La igualdad es uno de los derechos fundamentales cuyo reconocimiento le costó mucho a la historia de la humanidad. Quizás por eso, a nadie sorprende que se cuide con celo su omnipresencia en Tratados Intencionales y Constituciones. En el caso venezolano, a texto expreso la Carta Magna señala que todos somos iguales ante la ley, por lo que salvo las llamadas “medidas positivas” no se permiten discriminaciones de ningún tipo. Uno asume por tanto, que luego que la norma es publicada en la Gaceta Oficial, la misma aplica por igual a todos los sujetos que están comprendidos en ella, dentro de los límites territoriales de la República.
El problema es cuando se coteja el principio anterior con la realidad criolla. Allí comienza a flaquear la grandilocuencia de las palabras para dar paso a excepciones que en nuestra sociedad se van haciendo cada vez más notorias. Basta pensar en el sistema de justicia penal por ejemplo, la eficiencia selectiva de los cuerpos de investigación, los privilegios en el trato a grupos selectos de personas, el sesgo en las valoración de las pruebas y otro sin fin de circunstancias, que van haciendo mella a nuestro gentilicio y que dibujan claramente a ciudadanos de primera y segunda categoría.

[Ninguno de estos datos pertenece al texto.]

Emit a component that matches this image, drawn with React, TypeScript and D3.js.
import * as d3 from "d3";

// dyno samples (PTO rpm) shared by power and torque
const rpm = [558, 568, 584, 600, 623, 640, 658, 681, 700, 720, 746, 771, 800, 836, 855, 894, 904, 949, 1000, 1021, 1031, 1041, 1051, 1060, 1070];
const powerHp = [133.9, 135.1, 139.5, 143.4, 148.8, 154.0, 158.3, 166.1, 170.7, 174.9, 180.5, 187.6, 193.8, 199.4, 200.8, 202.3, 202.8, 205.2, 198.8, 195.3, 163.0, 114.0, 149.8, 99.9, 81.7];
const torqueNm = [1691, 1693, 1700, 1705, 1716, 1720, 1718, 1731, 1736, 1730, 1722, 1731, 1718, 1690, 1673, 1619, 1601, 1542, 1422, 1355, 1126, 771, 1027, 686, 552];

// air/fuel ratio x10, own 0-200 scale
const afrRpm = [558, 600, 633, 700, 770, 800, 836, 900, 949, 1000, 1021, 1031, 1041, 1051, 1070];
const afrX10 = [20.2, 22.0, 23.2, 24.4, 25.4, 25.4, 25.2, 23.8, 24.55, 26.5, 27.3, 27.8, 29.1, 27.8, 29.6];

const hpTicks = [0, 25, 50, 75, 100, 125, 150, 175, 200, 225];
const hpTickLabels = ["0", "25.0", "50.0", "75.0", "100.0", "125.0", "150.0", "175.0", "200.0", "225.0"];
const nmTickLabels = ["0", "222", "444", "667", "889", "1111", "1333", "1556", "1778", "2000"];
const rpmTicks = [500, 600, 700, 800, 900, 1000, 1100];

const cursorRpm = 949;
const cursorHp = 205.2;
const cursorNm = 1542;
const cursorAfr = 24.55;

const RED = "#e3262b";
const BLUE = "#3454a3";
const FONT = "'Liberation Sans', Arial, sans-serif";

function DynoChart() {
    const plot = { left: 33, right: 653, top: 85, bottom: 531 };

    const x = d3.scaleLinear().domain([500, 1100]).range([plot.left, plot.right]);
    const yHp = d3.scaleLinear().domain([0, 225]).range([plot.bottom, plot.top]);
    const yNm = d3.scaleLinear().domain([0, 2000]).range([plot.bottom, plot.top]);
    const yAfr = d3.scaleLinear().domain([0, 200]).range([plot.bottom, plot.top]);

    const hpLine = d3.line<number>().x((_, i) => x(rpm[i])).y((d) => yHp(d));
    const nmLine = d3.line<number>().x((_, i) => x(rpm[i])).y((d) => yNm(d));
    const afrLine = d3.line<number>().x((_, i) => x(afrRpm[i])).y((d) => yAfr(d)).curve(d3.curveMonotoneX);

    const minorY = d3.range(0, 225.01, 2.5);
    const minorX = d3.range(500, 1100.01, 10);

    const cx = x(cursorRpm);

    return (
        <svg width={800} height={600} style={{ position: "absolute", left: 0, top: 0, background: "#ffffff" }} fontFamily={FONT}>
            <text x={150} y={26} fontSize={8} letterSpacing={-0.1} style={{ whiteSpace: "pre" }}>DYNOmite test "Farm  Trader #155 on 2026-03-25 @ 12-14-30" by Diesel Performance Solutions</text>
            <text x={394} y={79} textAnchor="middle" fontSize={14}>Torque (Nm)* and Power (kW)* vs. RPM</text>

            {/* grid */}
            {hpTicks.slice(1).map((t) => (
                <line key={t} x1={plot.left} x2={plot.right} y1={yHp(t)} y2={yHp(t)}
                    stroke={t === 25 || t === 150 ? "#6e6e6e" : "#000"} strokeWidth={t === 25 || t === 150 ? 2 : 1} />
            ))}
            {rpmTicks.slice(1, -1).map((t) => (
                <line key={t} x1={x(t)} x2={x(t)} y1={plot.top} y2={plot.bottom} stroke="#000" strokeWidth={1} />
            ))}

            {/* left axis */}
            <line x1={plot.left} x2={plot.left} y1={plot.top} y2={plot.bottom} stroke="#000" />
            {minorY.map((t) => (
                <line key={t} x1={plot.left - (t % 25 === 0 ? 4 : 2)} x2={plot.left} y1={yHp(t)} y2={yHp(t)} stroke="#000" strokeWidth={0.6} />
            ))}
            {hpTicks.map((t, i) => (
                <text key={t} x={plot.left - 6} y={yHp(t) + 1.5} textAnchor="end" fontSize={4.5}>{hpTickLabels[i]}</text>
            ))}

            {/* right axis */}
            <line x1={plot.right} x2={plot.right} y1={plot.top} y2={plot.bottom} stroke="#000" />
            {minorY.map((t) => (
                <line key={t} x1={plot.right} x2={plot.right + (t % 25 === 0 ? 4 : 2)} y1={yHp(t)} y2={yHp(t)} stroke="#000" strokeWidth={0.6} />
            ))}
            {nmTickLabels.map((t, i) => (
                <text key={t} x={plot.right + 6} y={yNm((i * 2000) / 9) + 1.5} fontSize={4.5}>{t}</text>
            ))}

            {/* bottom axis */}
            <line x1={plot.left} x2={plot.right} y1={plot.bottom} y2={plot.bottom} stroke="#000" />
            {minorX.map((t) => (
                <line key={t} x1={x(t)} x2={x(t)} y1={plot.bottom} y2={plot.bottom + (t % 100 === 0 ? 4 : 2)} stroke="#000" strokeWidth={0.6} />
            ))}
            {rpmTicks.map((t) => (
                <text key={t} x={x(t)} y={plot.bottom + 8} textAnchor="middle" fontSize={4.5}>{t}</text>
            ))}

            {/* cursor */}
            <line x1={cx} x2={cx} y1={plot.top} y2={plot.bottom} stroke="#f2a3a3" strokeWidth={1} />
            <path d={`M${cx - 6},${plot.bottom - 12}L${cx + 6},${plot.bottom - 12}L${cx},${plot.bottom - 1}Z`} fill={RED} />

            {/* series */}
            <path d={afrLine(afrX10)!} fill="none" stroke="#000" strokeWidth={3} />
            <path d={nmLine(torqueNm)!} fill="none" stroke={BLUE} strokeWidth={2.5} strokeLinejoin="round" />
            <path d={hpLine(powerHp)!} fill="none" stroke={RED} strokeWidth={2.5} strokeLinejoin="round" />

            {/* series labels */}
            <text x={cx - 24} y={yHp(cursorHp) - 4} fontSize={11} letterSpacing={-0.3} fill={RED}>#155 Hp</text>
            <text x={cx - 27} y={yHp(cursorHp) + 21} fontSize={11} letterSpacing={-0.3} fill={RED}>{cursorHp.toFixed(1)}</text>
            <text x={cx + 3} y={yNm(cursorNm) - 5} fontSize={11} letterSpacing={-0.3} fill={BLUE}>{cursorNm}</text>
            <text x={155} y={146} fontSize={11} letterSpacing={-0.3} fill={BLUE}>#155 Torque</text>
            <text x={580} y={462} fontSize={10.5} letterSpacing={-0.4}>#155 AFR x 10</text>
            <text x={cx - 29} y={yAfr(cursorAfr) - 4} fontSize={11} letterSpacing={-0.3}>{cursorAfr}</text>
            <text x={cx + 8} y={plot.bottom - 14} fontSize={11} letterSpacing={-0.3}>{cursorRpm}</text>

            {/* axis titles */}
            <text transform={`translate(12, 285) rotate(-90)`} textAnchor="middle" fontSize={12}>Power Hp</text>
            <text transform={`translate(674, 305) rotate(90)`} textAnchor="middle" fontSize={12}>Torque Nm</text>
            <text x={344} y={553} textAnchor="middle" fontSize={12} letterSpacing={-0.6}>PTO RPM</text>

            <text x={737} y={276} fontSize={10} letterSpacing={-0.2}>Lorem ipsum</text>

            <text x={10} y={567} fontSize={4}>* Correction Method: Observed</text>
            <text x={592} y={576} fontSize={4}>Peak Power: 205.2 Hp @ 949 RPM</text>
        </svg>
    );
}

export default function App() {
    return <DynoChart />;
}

En el ámbito de las relaciones de trabajo, el contraste de nivel de severidad exigido a los empleadores del sector público y privado es escandaloso. Pregúntese por ejemplo cuántos horarios de trabajo ha visto usted colgados en edificios públicos, extintores con el mantenimiento al día, avisos de salidas de emergencia, lámparas de emergencia que funcionen de verdad. Dígame con sinceridad si le ha tocado o no apreciar acrobáticas torres de cajas apoyadas contra paneles de vidrios, pasillos obstaculizados o utilizar escaleras sin antirresbalantes y con mala iluminación. Da la impresión que un pendón del finado del cuartel de la montaña es suficiente para subsanar todo lo anterior.
Es incluso normal que los trabajadores públicos se pregunten a mitad de mes si ya depositaron el beneficio de alimentación (a pesar que la norma exija que debe hacerse los primeros cinco días) o que tengan que esperar meses para recibir pagos parciales de bonos acordados con la Administración Pública. Las estadísticas de la memoria y cuenta del Ministerio con competencia en materia laboral revelan sin pudor que apenas el 10% de la convenciones colectivas firmadas en 2013 fueron del sector público y los trabajadores que dejan de prestar servicios para el Estado esperan años para recibir el pago de sus prestaciones sociales. Los retrasos en negociaciones colectivas del sector público vulneran sin piedad los lapsos establecidos en la legislación laboral vigente, el ejercicio de la huelga causa urticaria patronal y hasta despiden trabajadores con protección de permanencia en el empleo de espaldas a los procedimientos vigentes ¿y cuántas sanciones ha visto usted?
En cambio, pobre de aquel empleador del sector privado que no cumpla con alguna de las más de ciento cincuenta obligaciones laborales y de seguridad social que están vigentes en Venezuela. Además porque el problema no es siquiera que conozca las obligaciones, sino que las cumpla según el criterio que tenga el funcionario que practique la fiscalización (que como es natural en materia de interpretaciones, puede variar entre una y otra persona). Ni hablar cuando de finalización de relaciones laborales se trata, porque salvo algunas Inspectorías donde la interpretación es ajustada a la ley, existe un alto riesgo de reenganche de personas que tenían contratos de trabajo por tiempo determinado, personas que nunca fueron despedidas; o peor, personas que renunciaron e incluso recibieron el pago de prestaciones sociales.
Mientras se alienta a los trabajadores para causar conflictos en el sector privado en nombre de una supuesta explotación del capital, se castiga a los trabajadores que protestan por el incumplimiento de las condiciones pactadas con empresas del sector público. Al final de cuentas, aunque se cuiden algunas formas, hay dos varas distintas para medir un mismo Derecho Laboral.